--- Begin ---

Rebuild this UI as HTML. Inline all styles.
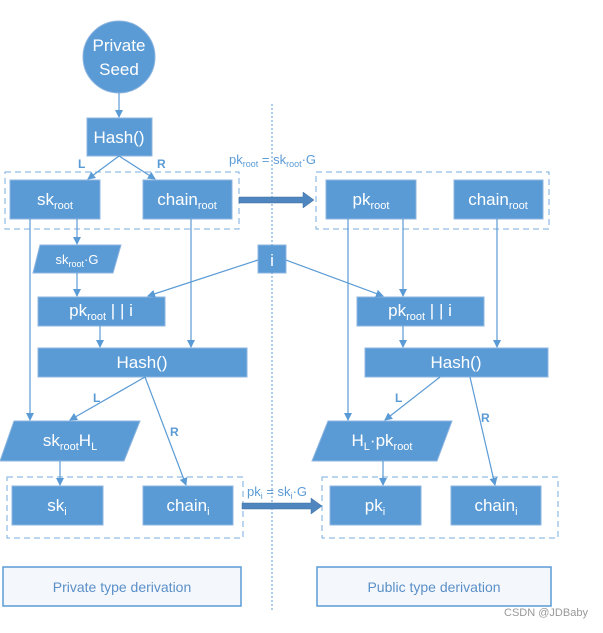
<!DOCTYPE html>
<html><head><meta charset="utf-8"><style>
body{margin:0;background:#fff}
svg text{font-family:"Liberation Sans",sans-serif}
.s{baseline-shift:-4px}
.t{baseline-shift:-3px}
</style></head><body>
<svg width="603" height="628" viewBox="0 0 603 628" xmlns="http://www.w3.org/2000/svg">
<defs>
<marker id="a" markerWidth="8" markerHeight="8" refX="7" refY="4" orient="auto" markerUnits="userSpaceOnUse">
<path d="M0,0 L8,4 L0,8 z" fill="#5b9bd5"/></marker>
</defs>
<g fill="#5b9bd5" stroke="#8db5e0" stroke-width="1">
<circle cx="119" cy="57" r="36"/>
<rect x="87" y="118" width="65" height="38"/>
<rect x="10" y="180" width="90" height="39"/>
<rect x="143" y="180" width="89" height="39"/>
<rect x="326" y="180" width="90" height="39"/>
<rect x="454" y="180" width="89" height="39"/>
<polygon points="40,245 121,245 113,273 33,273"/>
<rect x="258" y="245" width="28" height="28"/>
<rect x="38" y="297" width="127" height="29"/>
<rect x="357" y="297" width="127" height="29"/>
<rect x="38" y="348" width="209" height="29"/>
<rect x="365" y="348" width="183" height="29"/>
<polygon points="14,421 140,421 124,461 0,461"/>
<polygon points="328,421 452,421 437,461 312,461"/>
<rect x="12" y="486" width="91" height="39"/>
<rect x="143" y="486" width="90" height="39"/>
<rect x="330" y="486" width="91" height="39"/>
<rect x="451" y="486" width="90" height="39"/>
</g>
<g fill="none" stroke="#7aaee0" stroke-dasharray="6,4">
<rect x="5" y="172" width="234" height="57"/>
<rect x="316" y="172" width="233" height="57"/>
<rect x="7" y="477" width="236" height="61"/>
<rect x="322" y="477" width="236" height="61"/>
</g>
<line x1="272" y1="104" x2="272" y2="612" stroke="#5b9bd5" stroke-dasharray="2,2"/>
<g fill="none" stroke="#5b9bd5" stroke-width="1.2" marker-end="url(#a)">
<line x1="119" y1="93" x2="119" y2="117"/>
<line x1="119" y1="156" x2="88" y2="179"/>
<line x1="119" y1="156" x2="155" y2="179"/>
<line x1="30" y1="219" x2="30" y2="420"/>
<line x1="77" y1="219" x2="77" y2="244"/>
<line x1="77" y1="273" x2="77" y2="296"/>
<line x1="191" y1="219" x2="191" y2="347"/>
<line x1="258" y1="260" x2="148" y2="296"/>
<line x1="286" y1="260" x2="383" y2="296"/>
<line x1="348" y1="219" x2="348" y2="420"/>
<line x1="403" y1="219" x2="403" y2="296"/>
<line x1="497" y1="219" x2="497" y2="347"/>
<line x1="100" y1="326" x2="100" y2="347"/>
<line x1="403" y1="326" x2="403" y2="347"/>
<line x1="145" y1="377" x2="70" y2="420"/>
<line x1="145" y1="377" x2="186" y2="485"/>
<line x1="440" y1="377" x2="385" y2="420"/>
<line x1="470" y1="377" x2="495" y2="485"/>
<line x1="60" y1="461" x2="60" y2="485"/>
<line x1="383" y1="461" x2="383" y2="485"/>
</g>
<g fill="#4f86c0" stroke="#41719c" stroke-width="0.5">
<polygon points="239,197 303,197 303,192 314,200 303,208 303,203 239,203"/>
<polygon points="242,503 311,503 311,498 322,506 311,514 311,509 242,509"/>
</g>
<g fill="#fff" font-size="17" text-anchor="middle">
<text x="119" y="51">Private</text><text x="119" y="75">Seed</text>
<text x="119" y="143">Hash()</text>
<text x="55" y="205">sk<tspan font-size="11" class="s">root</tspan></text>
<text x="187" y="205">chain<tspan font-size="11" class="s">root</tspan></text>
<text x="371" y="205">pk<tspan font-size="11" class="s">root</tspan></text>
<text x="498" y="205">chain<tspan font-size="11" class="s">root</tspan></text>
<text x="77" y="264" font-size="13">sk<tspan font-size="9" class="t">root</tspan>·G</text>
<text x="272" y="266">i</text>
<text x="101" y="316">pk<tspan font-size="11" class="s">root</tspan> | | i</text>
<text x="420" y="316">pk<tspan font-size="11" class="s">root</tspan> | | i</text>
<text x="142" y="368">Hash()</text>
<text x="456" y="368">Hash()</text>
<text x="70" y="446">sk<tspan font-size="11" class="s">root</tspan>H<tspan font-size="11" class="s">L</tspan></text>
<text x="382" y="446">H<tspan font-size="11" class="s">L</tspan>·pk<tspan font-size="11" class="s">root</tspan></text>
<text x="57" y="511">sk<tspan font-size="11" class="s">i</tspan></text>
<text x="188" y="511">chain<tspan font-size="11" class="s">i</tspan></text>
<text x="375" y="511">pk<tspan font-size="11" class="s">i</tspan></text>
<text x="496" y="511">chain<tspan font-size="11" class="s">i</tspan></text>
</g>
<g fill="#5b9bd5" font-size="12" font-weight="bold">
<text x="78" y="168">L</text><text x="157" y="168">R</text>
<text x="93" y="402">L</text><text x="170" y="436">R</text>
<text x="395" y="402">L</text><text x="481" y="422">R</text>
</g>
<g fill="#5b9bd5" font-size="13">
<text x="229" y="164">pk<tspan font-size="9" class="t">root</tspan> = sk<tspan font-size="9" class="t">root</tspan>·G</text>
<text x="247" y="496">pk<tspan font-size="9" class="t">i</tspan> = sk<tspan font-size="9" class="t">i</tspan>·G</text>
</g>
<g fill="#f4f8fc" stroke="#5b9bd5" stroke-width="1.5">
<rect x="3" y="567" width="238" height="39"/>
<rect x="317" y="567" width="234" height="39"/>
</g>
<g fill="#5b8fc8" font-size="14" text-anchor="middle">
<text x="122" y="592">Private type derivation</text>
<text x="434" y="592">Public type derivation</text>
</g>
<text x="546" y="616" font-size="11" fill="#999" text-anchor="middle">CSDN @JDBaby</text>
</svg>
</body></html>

--- End ---

=== TASK ===
Repeat the material verbatim. Do not carry over any picture.

=== RESULT OF THE EXERCISE ===
Rebuild this UI as HTML. Inline all styles.
<!DOCTYPE html>
<html><head><meta charset="utf-8"><style>
body{margin:0;background:#fff}
svg text{font-family:"Liberation Sans",sans-serif}
.s{baseline-shift:-4px}
.t{baseline-shift:-3px}
</style></head><body>
<svg width="603" height="628" viewBox="0 0 603 628" xmlns="http://www.w3.org/2000/svg">
<defs>
<marker id="a" markerWidth="8" markerHeight="8" refX="7" refY="4" orient="auto" markerUnits="userSpaceOnUse">
<path d="M0,0 L8,4 L0,8 z" fill="#5b9bd5"/></marker>
</defs>
<g fill="#5b9bd5" stroke="#8db5e0" stroke-width="1">
<circle cx="119" cy="57" r="36"/>
<rect x="87" y="118" width="65" height="38"/>
<rect x="10" y="180" width="90" height="39"/>
<rect x="143" y="180" width="89" height="39"/>
<rect x="326" y="180" width="90" height="39"/>
<rect x="454" y="180" width="89" height="39"/>
<polygon points="40,245 121,245 113,273 33,273"/>
<rect x="258" y="245" width="28" height="28"/>
<rect x="38" y="297" width="127" height="29"/>
<rect x="357" y="297" width="127" height="29"/>
<rect x="38" y="348" width="209" height="29"/>
<rect x="365" y="348" width="183" height="29"/>
<polygon points="14,421 140,421 124,461 0,461"/>
<polygon points="328,421 452,421 437,461 312,461"/>
<rect x="12" y="486" width="91" height="39"/>
<rect x="143" y="486" width="90" height="39"/>
<rect x="330" y="486" width="91" height="39"/>
<rect x="451" y="486" width="90" height="39"/>
</g>
<g fill="none" stroke="#7aaee0" stroke-dasharray="6,4">
<rect x="5" y="172" width="234" height="57"/>
<rect x="316" y="172" width="233" height="57"/>
<rect x="7" y="477" width="236" height="61"/>
<rect x="322" y="477" width="236" height="61"/>
</g>
<line x1="272" y1="104" x2="272" y2="612" stroke="#5b9bd5" stroke-dasharray="2,2"/>
<g fill="none" stroke="#5b9bd5" stroke-width="1.2" marker-end="url(#a)">
<line x1="119" y1="93" x2="119" y2="117"/>
<line x1="119" y1="156" x2="88" y2="179"/>
<line x1="119" y1="156" x2="155" y2="179"/>
<line x1="30" y1="219" x2="30" y2="420"/>
<line x1="77" y1="219" x2="77" y2="244"/>
<line x1="77" y1="273" x2="77" y2="296"/>
<line x1="191" y1="219" x2="191" y2="347"/>
<line x1="258" y1="260" x2="148" y2="296"/>
<line x1="286" y1="260" x2="383" y2="296"/>
<line x1="348" y1="219" x2="348" y2="420"/>
<line x1="403" y1="219" x2="403" y2="296"/>
<line x1="497" y1="219" x2="497" y2="347"/>
<line x1="100" y1="326" x2="100" y2="347"/>
<line x1="403" y1="326" x2="403" y2="347"/>
<line x1="145" y1="377" x2="70" y2="420"/>
<line x1="145" y1="377" x2="186" y2="485"/>
<line x1="440" y1="377" x2="385" y2="420"/>
<line x1="470" y1="377" x2="495" y2="485"/>
<line x1="60" y1="461" x2="60" y2="485"/>
<line x1="383" y1="461" x2="383" y2="485"/>
</g>
<g fill="#4f86c0" stroke="#41719c" stroke-width="0.5">
<polygon points="239,197 303,197 303,192 314,200 303,208 303,203 239,203"/>
<polygon points="242,503 311,503 311,498 322,506 311,514 311,509 242,509"/>
</g>
<g fill="#fff" font-size="17" text-anchor="middle">
<text x="119" y="51">Private</text><text x="119" y="75">Seed</text>
<text x="119" y="143">Hash()</text>
<text x="55" y="205">sk<tspan font-size="11" class="s">root</tspan></text>
<text x="187" y="205">chain<tspan font-size="11" class="s">root</tspan></text>
<text x="371" y="205">pk<tspan font-size="11" class="s">root</tspan></text>
<text x="498" y="205">chain<tspan font-size="11" class="s">root</tspan></text>
<text x="77" y="264" font-size="13">sk<tspan font-size="9" class="t">root</tspan>·G</text>
<text x="272" y="266">i</text>
<text x="101" y="316">pk<tspan font-size="11" class="s">root</tspan> | | i</text>
<text x="420" y="316">pk<tspan font-size="11" class="s">root</tspan> | | i</text>
<text x="142" y="368">Hash()</text>
<text x="456" y="368">Hash()</text>
<text x="70" y="446">sk<tspan font-size="11" class="s">root</tspan>H<tspan font-size="11" class="s">L</tspan></text>
<text x="382" y="446">H<tspan font-size="11" class="s">L</tspan>·pk<tspan font-size="11" class="s">root</tspan></text>
<text x="57" y="511">sk<tspan font-size="11" class="s">i</tspan></text>
<text x="188" y="511">chain<tspan font-size="11" class="s">i</tspan></text>
<text x="375" y="511">pk<tspan font-size="11" class="s">i</tspan></text>
<text x="496" y="511">chain<tspan font-size="11" class="s">i</tspan></text>
</g>
<g fill="#5b9bd5" font-size="12" font-weight="bold">
<text x="78" y="168">L</text><text x="157" y="168">R</text>
<text x="93" y="402">L</text><text x="170" y="436">R</text>
<text x="395" y="402">L</text><text x="481" y="422">R</text>
</g>
<g fill="#5b9bd5" font-size="13">
<text x="229" y="164">pk<tspan font-size="9" class="t">root</tspan> = sk<tspan font-size="9" class="t">root</tspan>·G</text>
<text x="247" y="496">pk<tspan font-size="9" class="t">i</tspan> = sk<tspan font-size="9" class="t">i</tspan>·G</text>
</g>
<g fill="#f4f8fc" stroke="#5b9bd5" stroke-width="1.5">
<rect x="3" y="567" width="238" height="39"/>
<rect x="317" y="567" width="234" height="39"/>
</g>
<g fill="#5b8fc8" font-size="14" text-anchor="middle">
<text x="122" y="592">Private type derivation</text>
<text x="434" y="592">Public type derivation</text>
</g>
<text x="546" y="616" font-size="11" fill="#999" text-anchor="middle">CSDN @JDBaby</text>
</svg>
</body></html>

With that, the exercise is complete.